When I try to conjure up this superior world—a fairy tale of sorts, in which my birth parents might have freely chosen adoption—my imagination inevitably stalls. Without so many unmet needs, without illness and abuse, without all the fears and obstacles they were facing, their backs wouldn’t have been to the wall. They would have had an actual choice, and there would have been no adoption at all.


Adoption is no straightforward lost-and-found, abandoned-and-saved narrative, no matter how badly some may want it to be. Relinquishing a child is a complex and desperately difficult decision with lifelong consequences, and many who make it still do so principally because they lack the money, resources, or support they need in order to keep and raise their children.

Those who claim that abortion is unnecessary because adoption and “safe haven” laws exist are making a cruel and misleading argument.

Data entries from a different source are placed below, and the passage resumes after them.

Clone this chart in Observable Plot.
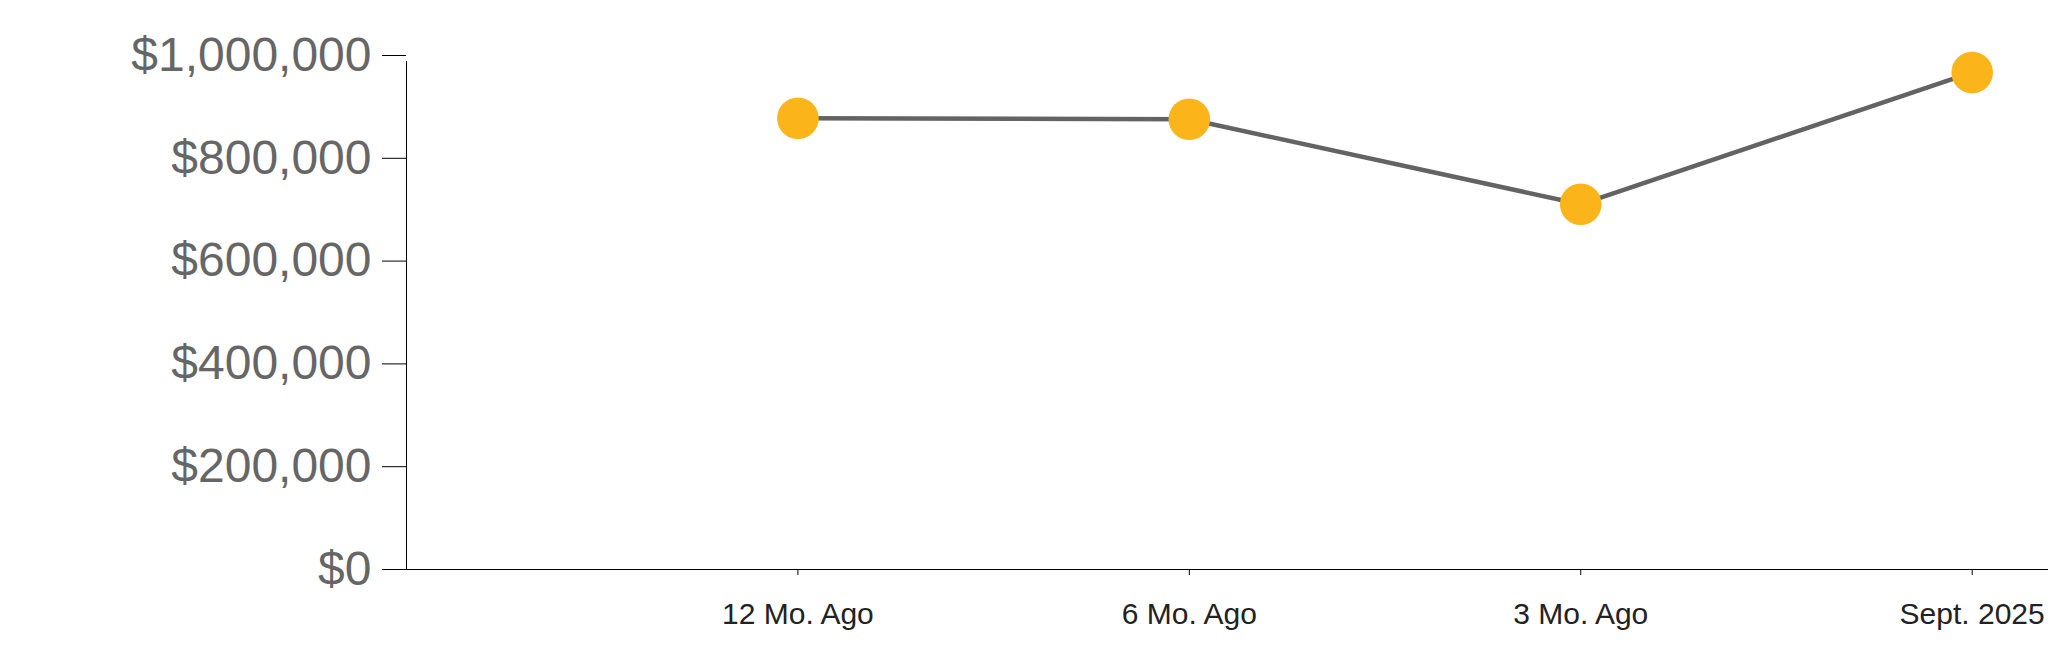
<!DOCTYPE html>
<html>
<head>
<meta charset="utf-8">
<script src="https://cdn.jsdelivr.net/npm/d3@7"></script>
<script src="https://cdn.jsdelivr.net/npm/@observablehq/plot@0.6"></script>
<style>
  html, body { margin: 0; padding: 0; background: #fff; }
  #chart svg { display: block; }
</style>
</head>
<body>
<div id="chart"></div>
<script>
const categories = ["12 Mo. Ago", "6 Mo. Ago", "3 Mo. Ago", "Sept. 2025"];
const values = [878000, 876000, 710500, 967000];
const yTicks = [0, 200000, 400000, 600000, 800000, 1000000];

const data = categories.map((c, i) => ({pos: i + 1, label: c, value: values[i]}));
const fmt = d => "$" + d3.format(",")(d);

const chart = Plot.plot({
  width: 2048,
  height: 663,
  marginLeft: 406,
  marginRight: 0,
  marginTop: 55,
  marginBottom: 94,
  style: {fontFamily: "'Liberation Sans', Arial, sans-serif", background: "#fff"},
  x: {type: "linear", domain: [0, 4.195]},
  y: {domain: [0, 1000000]},
  marks: [
    Plot.ruleX([0], {y1: 0, y2: 1000000, stroke: "#000", strokeWidth: 1, insetBottom: -6}),
    Plot.ruleY([0], {stroke: "#000", strokeWidth: 1}),
    // y tick lines
    Plot.axisY({
      ticks: yTicks, tickSize: 24, tickFormat: () => "",
      stroke: "#000", strokeOpacity: 1, label: null
    }),
    // y tick labels
    Plot.axisY({
      ticks: yTicks, tickSize: 0, tickPadding: 35, tickFormat: fmt,
      fontSize: 48, fill: "#666", dy: 0, label: null
    }),
    Plot.axisX({
      ticks: data.map(d => d.pos), tickSize: 6, tickPadding: 27,
      tickFormat: p => categories[p - 1],
      fontSize: 30, fill: "#222", stroke: "#000", strokeOpacity: 1, label: null
    }),
    Plot.line(data, {x: "pos", y: "value", stroke: "#636363", strokeWidth: 4.5}),
    Plot.dot(data, {x: "pos", y: "value", r: 20.8, fill: "#FBB51A", stroke: "none"})
  ]
});
document.getElementById("chart").appendChild(chart);
</script>
</body>
</html>
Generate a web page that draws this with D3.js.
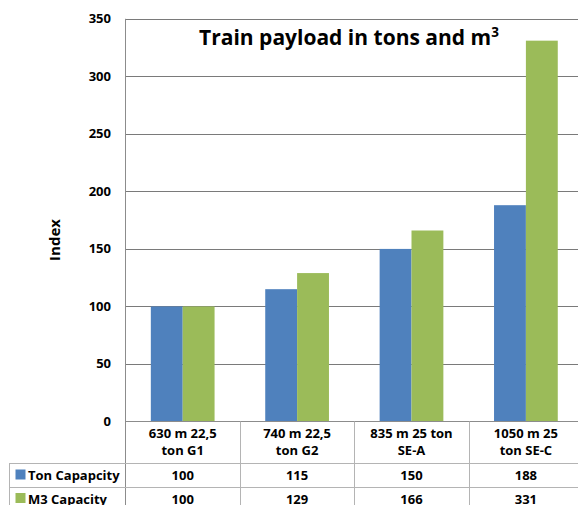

It is misleading because adoption is primarily a parenting choice; as sociologist Gretchen Sisson points out, citing her research on pregnancy and adoption decision making, “Most pregnant women are not weighing abortion and adoption as if they are equally likely or substitutes for each other.” It is cruel because no one should be forced to remain pregnant and give birth against their will, let alone do so knowing that their only non-parenting option is to then part with their child.

Even in the best of circumstances, adoption begins with separation and undeniable loss; with trauma that can reverberate throughout the lives of adoptees and birth parents. For certain people in certain situations, it may well be the best option available. But we shouldn’t pretend that it is possible or right for every pregnant person who cannot or does not want to parent, or consider it a great outcome if more people who wouldn’t otherwise birth and relinquish a child for adoption—who don’t believe it is a good decision for them—do so only because they lack other safe and supported options. A “choice” urged on those without other options, and without bodily autonomy, is a choice in name only. It is callous and gravely irresponsible to advance adoption as a solution to “the burden of parenthood” without acknowledging that it comes with significant burdens of its own.